## Stated exercise
Exactly the lines from the one with "Clone this diagram in TikZ." through the one with "minimum width=258pt] (beh)" should be returned, both ends included and nothing else. Omit any pictures.

[Plotting code records]
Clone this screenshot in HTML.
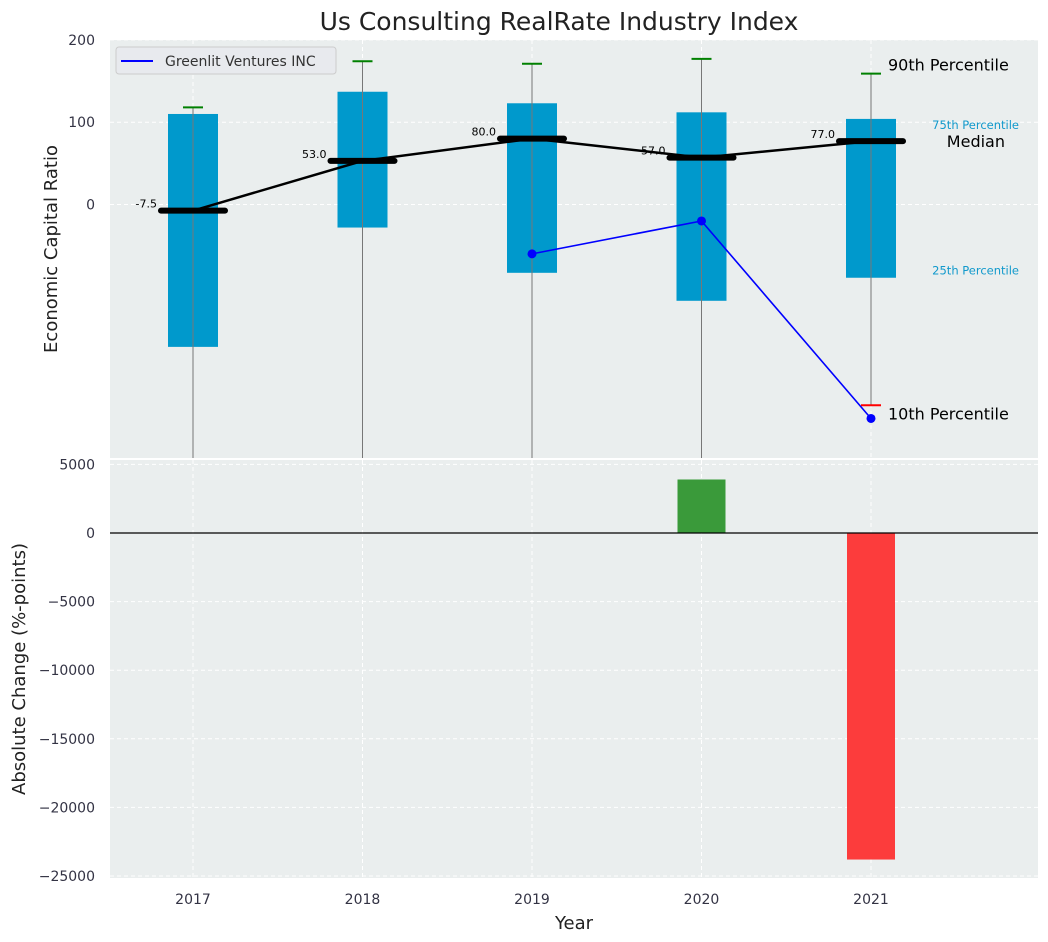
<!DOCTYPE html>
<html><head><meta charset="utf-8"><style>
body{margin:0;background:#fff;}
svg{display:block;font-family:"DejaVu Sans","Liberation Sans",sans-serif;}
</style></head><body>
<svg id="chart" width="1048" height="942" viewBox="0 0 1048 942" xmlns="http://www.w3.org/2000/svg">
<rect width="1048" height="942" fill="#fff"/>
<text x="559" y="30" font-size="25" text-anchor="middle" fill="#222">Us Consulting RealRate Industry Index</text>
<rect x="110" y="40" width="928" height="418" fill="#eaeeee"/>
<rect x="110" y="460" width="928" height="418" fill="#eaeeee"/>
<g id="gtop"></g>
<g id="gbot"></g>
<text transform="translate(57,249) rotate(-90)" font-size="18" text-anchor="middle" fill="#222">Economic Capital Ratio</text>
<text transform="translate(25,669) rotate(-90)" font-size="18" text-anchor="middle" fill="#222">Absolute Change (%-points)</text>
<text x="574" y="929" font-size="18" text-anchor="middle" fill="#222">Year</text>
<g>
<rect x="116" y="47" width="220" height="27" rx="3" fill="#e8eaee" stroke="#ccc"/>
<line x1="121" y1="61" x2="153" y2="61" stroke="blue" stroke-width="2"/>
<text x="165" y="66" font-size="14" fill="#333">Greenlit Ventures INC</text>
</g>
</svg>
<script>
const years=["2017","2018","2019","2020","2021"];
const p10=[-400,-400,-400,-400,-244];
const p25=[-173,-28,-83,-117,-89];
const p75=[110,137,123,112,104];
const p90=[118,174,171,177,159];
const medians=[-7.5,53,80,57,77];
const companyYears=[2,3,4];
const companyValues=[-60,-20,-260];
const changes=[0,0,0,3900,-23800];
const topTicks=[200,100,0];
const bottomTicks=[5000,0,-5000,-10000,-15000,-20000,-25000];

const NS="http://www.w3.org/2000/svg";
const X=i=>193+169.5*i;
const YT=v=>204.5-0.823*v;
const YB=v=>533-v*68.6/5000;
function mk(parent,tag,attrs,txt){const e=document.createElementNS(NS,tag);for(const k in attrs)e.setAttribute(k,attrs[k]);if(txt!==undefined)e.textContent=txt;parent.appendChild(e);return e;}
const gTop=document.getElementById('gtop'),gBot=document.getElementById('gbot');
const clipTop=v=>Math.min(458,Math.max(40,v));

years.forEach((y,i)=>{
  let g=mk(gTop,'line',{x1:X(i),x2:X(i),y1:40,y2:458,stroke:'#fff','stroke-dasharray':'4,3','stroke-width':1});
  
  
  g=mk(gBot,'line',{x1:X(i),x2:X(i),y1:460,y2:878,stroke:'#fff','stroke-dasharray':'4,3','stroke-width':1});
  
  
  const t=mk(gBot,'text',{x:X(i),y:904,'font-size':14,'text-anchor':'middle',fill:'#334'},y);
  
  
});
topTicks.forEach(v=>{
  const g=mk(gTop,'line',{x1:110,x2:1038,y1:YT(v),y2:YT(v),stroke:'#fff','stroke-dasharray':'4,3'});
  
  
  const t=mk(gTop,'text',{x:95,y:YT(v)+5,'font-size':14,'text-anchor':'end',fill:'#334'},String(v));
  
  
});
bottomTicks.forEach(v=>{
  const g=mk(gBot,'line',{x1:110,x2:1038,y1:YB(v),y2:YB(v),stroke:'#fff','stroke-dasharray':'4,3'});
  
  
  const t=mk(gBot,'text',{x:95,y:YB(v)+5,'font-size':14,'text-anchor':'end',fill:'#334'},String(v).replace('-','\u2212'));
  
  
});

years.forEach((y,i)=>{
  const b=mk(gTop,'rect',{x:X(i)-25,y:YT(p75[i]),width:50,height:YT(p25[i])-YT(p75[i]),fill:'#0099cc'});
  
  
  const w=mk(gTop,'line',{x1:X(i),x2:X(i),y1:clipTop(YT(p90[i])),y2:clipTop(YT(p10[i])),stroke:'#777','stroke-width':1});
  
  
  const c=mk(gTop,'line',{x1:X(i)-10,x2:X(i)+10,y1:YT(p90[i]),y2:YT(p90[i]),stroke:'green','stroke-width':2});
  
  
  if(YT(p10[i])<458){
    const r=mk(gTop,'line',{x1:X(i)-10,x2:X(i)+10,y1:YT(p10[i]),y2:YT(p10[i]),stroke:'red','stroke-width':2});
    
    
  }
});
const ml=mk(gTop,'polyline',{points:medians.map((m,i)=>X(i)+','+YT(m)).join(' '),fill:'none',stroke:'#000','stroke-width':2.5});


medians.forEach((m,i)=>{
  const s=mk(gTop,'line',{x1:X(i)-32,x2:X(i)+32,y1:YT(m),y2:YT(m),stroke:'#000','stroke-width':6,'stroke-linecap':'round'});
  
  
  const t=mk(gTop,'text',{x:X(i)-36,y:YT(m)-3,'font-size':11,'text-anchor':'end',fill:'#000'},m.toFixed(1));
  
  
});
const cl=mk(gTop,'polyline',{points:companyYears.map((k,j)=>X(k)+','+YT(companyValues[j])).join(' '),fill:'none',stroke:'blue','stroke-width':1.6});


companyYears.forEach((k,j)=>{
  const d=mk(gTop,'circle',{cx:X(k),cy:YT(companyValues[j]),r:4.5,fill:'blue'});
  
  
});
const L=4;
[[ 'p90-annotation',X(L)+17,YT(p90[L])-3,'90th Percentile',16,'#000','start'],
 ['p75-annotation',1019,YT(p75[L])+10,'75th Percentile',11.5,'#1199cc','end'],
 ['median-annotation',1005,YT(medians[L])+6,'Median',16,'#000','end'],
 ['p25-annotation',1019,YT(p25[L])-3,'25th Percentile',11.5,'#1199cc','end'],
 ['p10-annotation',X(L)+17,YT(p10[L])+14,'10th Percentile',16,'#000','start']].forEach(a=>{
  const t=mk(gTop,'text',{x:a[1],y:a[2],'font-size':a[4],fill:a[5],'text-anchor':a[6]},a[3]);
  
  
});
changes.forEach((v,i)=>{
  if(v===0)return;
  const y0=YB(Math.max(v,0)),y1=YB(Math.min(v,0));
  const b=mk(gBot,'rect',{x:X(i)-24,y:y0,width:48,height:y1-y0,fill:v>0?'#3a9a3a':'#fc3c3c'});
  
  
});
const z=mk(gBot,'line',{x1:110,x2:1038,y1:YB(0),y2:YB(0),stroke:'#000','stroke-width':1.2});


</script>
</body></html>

==

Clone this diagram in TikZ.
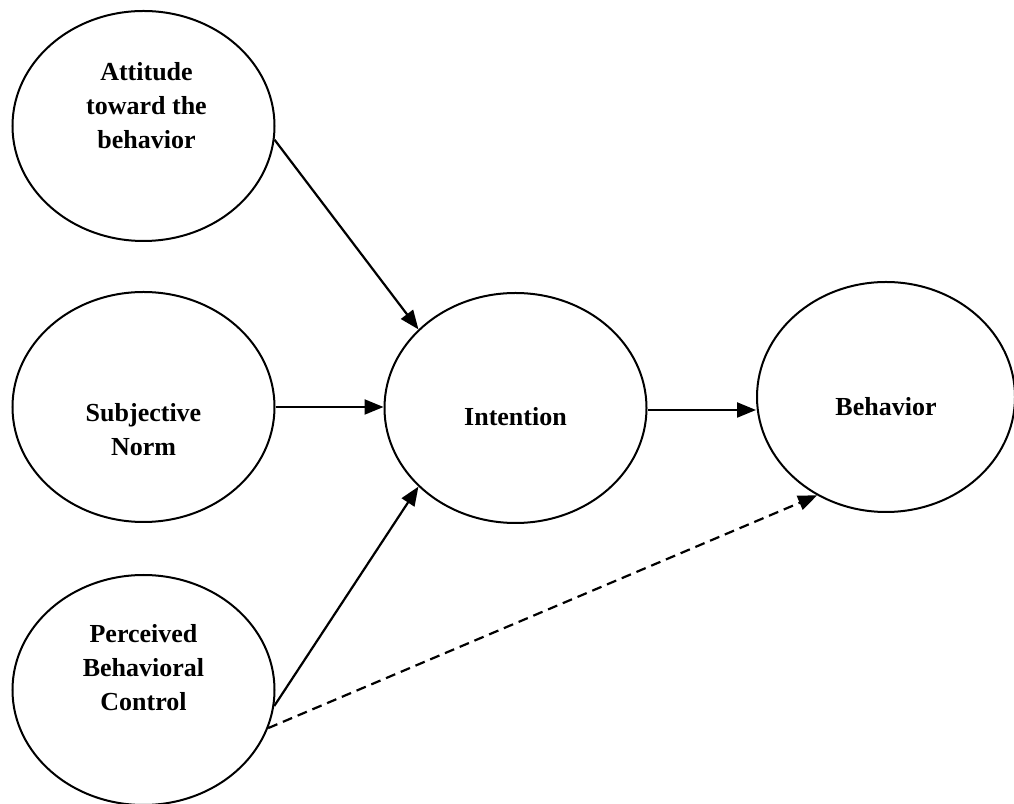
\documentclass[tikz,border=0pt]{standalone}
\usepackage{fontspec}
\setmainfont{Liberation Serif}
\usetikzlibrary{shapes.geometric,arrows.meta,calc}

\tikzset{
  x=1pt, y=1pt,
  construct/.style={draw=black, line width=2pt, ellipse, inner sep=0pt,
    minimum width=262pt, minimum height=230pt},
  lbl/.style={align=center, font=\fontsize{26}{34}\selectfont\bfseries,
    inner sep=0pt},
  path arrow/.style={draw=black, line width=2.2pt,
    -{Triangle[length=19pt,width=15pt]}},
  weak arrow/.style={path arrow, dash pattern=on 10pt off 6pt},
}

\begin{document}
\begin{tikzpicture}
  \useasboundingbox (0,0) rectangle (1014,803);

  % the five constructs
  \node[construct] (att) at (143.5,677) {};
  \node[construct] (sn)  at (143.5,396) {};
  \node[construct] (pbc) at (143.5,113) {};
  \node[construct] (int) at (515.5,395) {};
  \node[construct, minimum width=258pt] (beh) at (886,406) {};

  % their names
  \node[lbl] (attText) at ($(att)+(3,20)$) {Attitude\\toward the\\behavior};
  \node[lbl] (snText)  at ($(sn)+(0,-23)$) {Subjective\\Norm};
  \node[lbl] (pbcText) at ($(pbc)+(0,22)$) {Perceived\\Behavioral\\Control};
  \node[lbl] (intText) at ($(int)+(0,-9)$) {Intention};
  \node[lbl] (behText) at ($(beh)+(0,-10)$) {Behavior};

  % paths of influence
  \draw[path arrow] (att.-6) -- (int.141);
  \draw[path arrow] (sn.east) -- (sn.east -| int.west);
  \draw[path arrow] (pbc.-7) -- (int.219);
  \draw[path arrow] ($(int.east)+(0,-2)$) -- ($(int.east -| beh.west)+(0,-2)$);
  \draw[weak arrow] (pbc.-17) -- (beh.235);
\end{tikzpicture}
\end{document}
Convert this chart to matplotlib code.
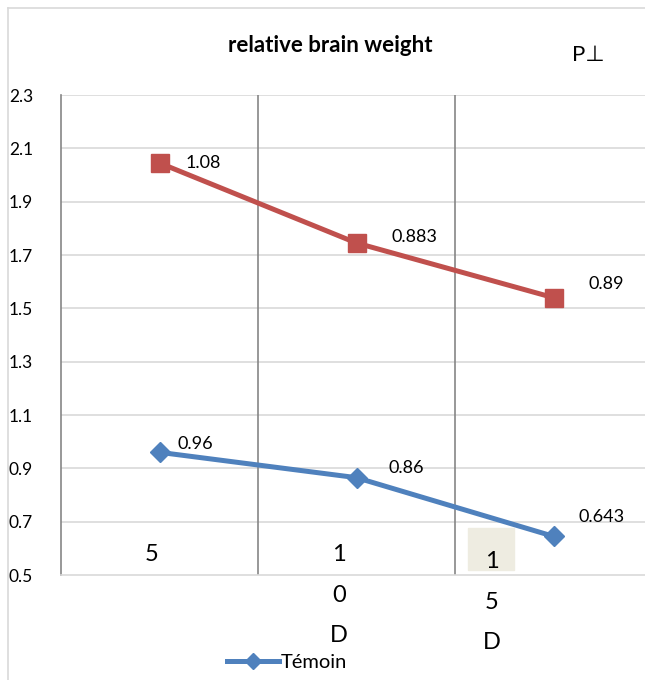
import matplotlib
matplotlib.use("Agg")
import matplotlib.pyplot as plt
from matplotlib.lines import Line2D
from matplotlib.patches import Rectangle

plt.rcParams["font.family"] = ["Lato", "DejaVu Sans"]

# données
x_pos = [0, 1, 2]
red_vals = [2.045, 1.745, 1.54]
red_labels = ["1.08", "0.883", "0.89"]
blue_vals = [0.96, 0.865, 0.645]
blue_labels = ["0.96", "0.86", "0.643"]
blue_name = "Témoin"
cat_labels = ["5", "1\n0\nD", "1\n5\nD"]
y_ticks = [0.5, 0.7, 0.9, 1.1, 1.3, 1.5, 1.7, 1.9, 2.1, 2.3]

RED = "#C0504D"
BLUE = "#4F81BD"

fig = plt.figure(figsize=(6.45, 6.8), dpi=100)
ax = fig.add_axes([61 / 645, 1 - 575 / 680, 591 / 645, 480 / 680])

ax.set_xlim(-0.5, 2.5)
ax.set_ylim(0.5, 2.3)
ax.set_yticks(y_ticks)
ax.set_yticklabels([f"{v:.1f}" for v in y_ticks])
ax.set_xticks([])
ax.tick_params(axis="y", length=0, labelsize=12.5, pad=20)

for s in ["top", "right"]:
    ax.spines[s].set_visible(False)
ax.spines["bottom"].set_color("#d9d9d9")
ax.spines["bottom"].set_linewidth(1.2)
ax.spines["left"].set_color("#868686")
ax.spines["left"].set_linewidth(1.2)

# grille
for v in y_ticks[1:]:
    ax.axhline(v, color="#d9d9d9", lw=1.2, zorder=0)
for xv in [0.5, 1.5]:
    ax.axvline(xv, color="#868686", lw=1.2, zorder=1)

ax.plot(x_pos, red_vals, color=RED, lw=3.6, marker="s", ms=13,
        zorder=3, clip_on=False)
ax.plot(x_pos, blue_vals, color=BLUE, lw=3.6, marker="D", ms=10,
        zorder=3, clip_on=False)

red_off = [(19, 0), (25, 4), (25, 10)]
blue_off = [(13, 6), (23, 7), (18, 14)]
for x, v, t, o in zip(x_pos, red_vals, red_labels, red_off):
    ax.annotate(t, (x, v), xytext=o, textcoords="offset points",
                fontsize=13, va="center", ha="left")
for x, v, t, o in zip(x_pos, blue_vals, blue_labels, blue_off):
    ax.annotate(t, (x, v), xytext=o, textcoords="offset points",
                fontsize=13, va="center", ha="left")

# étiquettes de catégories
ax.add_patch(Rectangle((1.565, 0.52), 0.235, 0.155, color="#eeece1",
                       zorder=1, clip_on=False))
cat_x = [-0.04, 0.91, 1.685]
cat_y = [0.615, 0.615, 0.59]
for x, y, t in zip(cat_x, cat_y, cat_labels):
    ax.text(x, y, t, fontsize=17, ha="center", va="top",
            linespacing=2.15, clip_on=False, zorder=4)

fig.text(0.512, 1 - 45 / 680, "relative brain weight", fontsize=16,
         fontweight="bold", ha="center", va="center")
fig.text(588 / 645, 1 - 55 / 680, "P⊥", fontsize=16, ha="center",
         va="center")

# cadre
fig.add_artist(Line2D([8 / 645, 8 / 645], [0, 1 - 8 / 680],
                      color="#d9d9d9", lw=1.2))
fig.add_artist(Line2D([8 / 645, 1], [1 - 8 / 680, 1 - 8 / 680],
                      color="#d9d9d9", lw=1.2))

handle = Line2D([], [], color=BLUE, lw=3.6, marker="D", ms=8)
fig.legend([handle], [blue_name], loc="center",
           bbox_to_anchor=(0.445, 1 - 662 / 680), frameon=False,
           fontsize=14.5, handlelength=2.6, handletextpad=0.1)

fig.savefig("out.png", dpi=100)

## Solved exercise
Clone this diagram in TikZ.
\documentclass[tikz,border=0pt]{standalone}
\usepackage{fontspec}
\setmainfont{Liberation Serif}
\usetikzlibrary{shapes.geometric,arrows.meta,calc}

\tikzset{
  x=1pt, y=1pt,
  construct/.style={draw=black, line width=2pt, ellipse, inner sep=0pt,
    minimum width=262pt, minimum height=230pt},
  lbl/.style={align=center, font=\fontsize{26}{34}\selectfont\bfseries,
    inner sep=0pt},
  path arrow/.style={draw=black, line width=2.2pt,
    -{Triangle[length=19pt,width=15pt]}},
  weak arrow/.style={path arrow, dash pattern=on 10pt off 6pt},
}

\begin{document}
\begin{tikzpicture}
  \useasboundingbox (0,0) rectangle (1014,803);

  % the five constructs
  \node[construct] (att) at (143.5,677) {};
  \node[construct] (sn)  at (143.5,396) {};
  \node[construct] (pbc) at (143.5,113) {};
  \node[construct] (int) at (515.5,395) {};
  \node[construct, minimum width=258pt] (beh) at (886,406) {};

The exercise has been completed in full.